● Set problem
Return only the lines from the top of the data down to the one that holds "inner sep=0pt] (phase)", both included, without any pictures.

==== Data section

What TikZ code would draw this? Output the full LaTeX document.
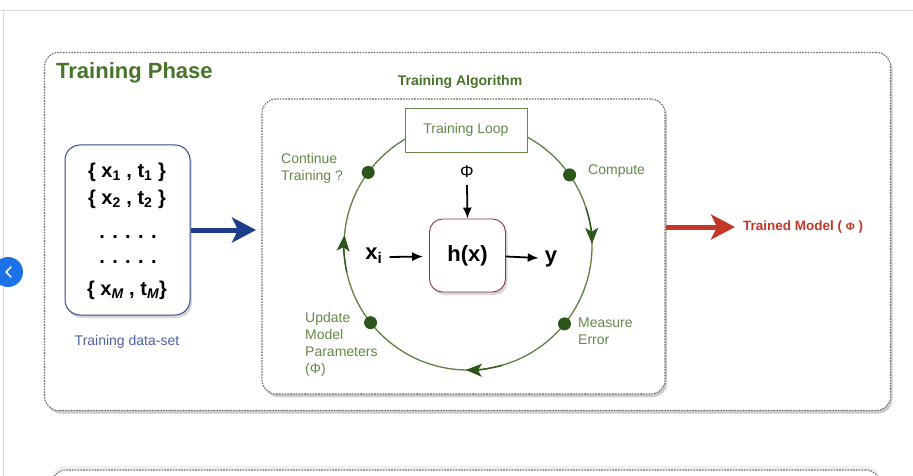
\documentclass[tikz,border=0pt]{standalone}
\usepackage{fontspec}
\setmainfont{Liberation Sans}
\usetikzlibrary{shadows,arrows.meta,calc}
\definecolor{tgreen}{RGB}{72,116,42}
\definecolor{lgreen}{RGB}{98,138,72}
\definecolor{dgreen}{RGB}{44,86,28}
\definecolor{cgreen}{RGB}{92,130,66}
\definecolor{dblue}{RGB}{30,60,140}
\definecolor{bblue}{RGB}{50,75,140}
\definecolor{tblue}{RGB}{75,98,165}
\definecolor{tred}{RGB}{195,55,40}
\definecolor{hred}{RGB}{140,50,80}
\definecolor{dotgray}{RGB}{105,105,105}
\definecolor{uiblue}{RGB}{26,115,232}
\begin{document}
\begin{tikzpicture}[x=1pt,y=-1pt,
  phasebox/.style={draw=dotgray, line width=1.1pt, dash pattern=on 1.6pt off 1.2pt,
    rounded corners=14pt, fill=white, inner sep=0pt,
    drop shadow={shadow xshift=2pt, shadow yshift=-3pt, opacity=0.4}},
  lbl/.style={text=lgreen, font=\fontsize{14}{17}\selectfont, align=left, inner sep=0pt},
  dot/.style={circle, fill=dgreen, minimum size=13pt, inner sep=0pt},
  circ/.style={draw=cgreen, line width=1.3pt},
  ctip/.style={circ, -{Stealth[length=16pt,width=13pt,inset=4pt]}, dgreen},
  blk/.style={line width=1.8pt, -{Latex[length=11pt,width=9pt]}},
  datatxt/.style={font=\fontsize{20}{24}\selectfont\bfseries, inner sep=0pt},
  bigarrow/.style={line width=5pt, -{Stealth[length=24pt,width=25pt,inset=6pt]}}
]
\useasboundingbox (0,0) rectangle (913,476);
% page frame (screenshot)
\draw[black!15, line width=1pt] (0,11) -- (913,11);
\draw[black!15, line width=1pt] (3,11) -- (3,476);

% bottom partial box
\node[phasebox, minimum width=828pt, minimum height=100pt,
  drop shadow={shadow xshift=0pt, shadow yshift=4pt, opacity=0.12}] (next) at (466,520) {};

% outer box
\node[phasebox, minimum width=846pt, minimum height=358pt] (outer) at (467.5,231.5) {};
\node[text=tgreen, font=\fontsize{22}{26}\selectfont\bfseries, anchor=west, inner sep=0pt] (phase) at (56,73) {Training Phase};

% UI button
\node[circle, fill=uiblue, minimum size=30pt, inner sep=0pt] (btn) at (8,272) {};
\draw[white, line width=1.6pt, line cap=round, line join=round] ($(btn)+(3,-5)$) -- ($(btn)+(-2,0)$) -- ($(btn)+(3,5)$);

% inner box
\node[phasebox, minimum width=403pt, minimum height=295pt] (inner) at (463.5,246.5) {};
\node[text=tgreen, font=\fontsize{14}{17}\selectfont\bfseries, inner sep=0pt] (algo) at (460,82) {Training Algorithm};

% loop circle
\coordinate (c) at (468,246);
\draw[circ] (c) circle[radius=124];
\draw[ctip] ($(c)+(-18:124)$) arc[start angle=-18, end angle=-1, radius=124];
\draw[ctip] ($(c)+(74:124)$) arc[start angle=74, end angle=91, radius=124];
\draw[ctip] ($(c)+(168:124)$) arc[start angle=168, end angle=185, radius=124];

\node[draw=lgreen, line width=0.9pt, fill=white, minimum width=122pt, minimum height=44pt,
  text=lgreen, font=\fontsize{14}{17}\selectfont] (loop) at (466,130) {Training Loop};

\node[dot] (d1) at ($(c)+(-143.6:124)$) {};
\node[dot] (d2) at ($(c)+(-35:124)$) {};
\node[dot] (d3) at ($(c)+(141.8:124)$) {};
\node[dot] (d4) at ($(c)+(38.9:124)$) {};

\node[lbl, anchor=west] (l1) at (281,168) {Continue\\Training ?};
\node[lbl, anchor=west] (l2) at (588,171) {Compute};
\node[lbl, anchor=north west] (l3) at (305,312) {Update\\Model\\Parameters\\(Φ)};
\node[lbl, anchor=west] (l4) at (578,331) {Measure\\Error};

% model
\node[draw=hred, line width=0.9pt, fill=white, rounded corners=13pt, minimum width=76pt, minimum height=73pt,
  font=\fontsize{22}{26}\selectfont\bfseries,
  drop shadow={shadow xshift=2pt, shadow yshift=-3pt, opacity=0.3}] (h) at (467.5,255.5) {h(x)};
\node[font=\fontsize{17}{20}\selectfont, inner sep=0pt] (phi) at (467,172) {Φ};
\coordinate (phiend) at (467,185);
\draw[blk] (phiend) -- (h.north);
\node[font=\fontsize{22}{26}\selectfont\bfseries, inner sep=0pt] (xi) at (374,256) {x\textsubscript{i}};
\draw[blk] ($(xi.east)+(7,1)$) -- ($(h.west)+(-6,1)$);
\node[font=\fontsize{22}{26}\selectfont\bfseries, inner sep=0pt] (y) at (551,259) {y};
\draw[blk] ($(h.east)+(0,1)$) -- ($(y.west)+(-6,-1)$);

% data set
\node[draw=bblue, line width=1pt, fill=white, rounded corners=15pt, minimum width=125pt, minimum height=170pt,
  drop shadow={shadow xshift=2pt, shadow yshift=-3pt, opacity=0.3}] (data) at (127.5,230) {};
\node[datatxt] (r1) at (127,172) {\{ x\textsubscript{1} , t\textsubscript{1} \}};
\node[datatxt] (r2) at (127,199) {\{ x\textsubscript{2} , t\textsubscript{2} \}};
\node[datatxt] (r3) at (128,237) {. . . . .};
\node[datatxt] (r4) at (128,262) {. . . . .};
\node[datatxt] (r5) at (127,290) {\{ x\textsubscript{\itshape M} , t\textsubscript{\itshape M}\}};
\node[text=tblue, font=\fontsize{14}{17}\selectfont, inner sep=0pt] (dlab) at (127,342) {Training data-set};

% big arrows
\draw[bigarrow, dblue] (data.east |- 0,230) -- (256,230);
\coordinate (tm) at (735,227);
\draw[bigarrow, tred] (inner.east |- 0,227) -- (tm);
\node[text=tred, font=\fontsize{13.5}{16}\selectfont\bfseries, anchor=west, inner sep=0pt] (trained) at (743,227) {Trained Model ( {\fontsize{11}{13}\selectfont Φ} )};
\end{tikzpicture}
\end{document}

========

● Answer to the exercise
What TikZ code would draw this? Output the full LaTeX document.
\documentclass[tikz,border=0pt]{standalone}
\usepackage{fontspec}
\setmainfont{Liberation Sans}
\usetikzlibrary{shadows,arrows.meta,calc}
\definecolor{tgreen}{RGB}{72,116,42}
\definecolor{lgreen}{RGB}{98,138,72}
\definecolor{dgreen}{RGB}{44,86,28}
\definecolor{cgreen}{RGB}{92,130,66}
\definecolor{dblue}{RGB}{30,60,140}
\definecolor{bblue}{RGB}{50,75,140}
\definecolor{tblue}{RGB}{75,98,165}
\definecolor{tred}{RGB}{195,55,40}
\definecolor{hred}{RGB}{140,50,80}
\definecolor{dotgray}{RGB}{105,105,105}
\definecolor{uiblue}{RGB}{26,115,232}
\begin{document}
\begin{tikzpicture}[x=1pt,y=-1pt,
  phasebox/.style={draw=dotgray, line width=1.1pt, dash pattern=on 1.6pt off 1.2pt,
    rounded corners=14pt, fill=white, inner sep=0pt,
    drop shadow={shadow xshift=2pt, shadow yshift=-3pt, opacity=0.4}},
  lbl/.style={text=lgreen, font=\fontsize{14}{17}\selectfont, align=left, inner sep=0pt},
  dot/.style={circle, fill=dgreen, minimum size=13pt, inner sep=0pt},
  circ/.style={draw=cgreen, line width=1.3pt},
  ctip/.style={circ, -{Stealth[length=16pt,width=13pt,inset=4pt]}, dgreen},
  blk/.style={line width=1.8pt, -{Latex[length=11pt,width=9pt]}},
  datatxt/.style={font=\fontsize{20}{24}\selectfont\bfseries, inner sep=0pt},
  bigarrow/.style={line width=5pt, -{Stealth[length=24pt,width=25pt,inset=6pt]}}
]
\useasboundingbox (0,0) rectangle (913,476);
% page frame (screenshot)
\draw[black!15, line width=1pt] (0,11) -- (913,11);
\draw[black!15, line width=1pt] (3,11) -- (3,476);

% bottom partial box
\node[phasebox, minimum width=828pt, minimum height=100pt,
  drop shadow={shadow xshift=0pt, shadow yshift=4pt, opacity=0.12}] (next) at (466,520) {};

% outer box
\node[phasebox, minimum width=846pt, minimum height=358pt] (outer) at (467.5,231.5) {};
\node[text=tgreen, font=\fontsize{22}{26}\selectfont\bfseries, anchor=west, inner sep=0pt] (phase) at (56,73) {Training Phase};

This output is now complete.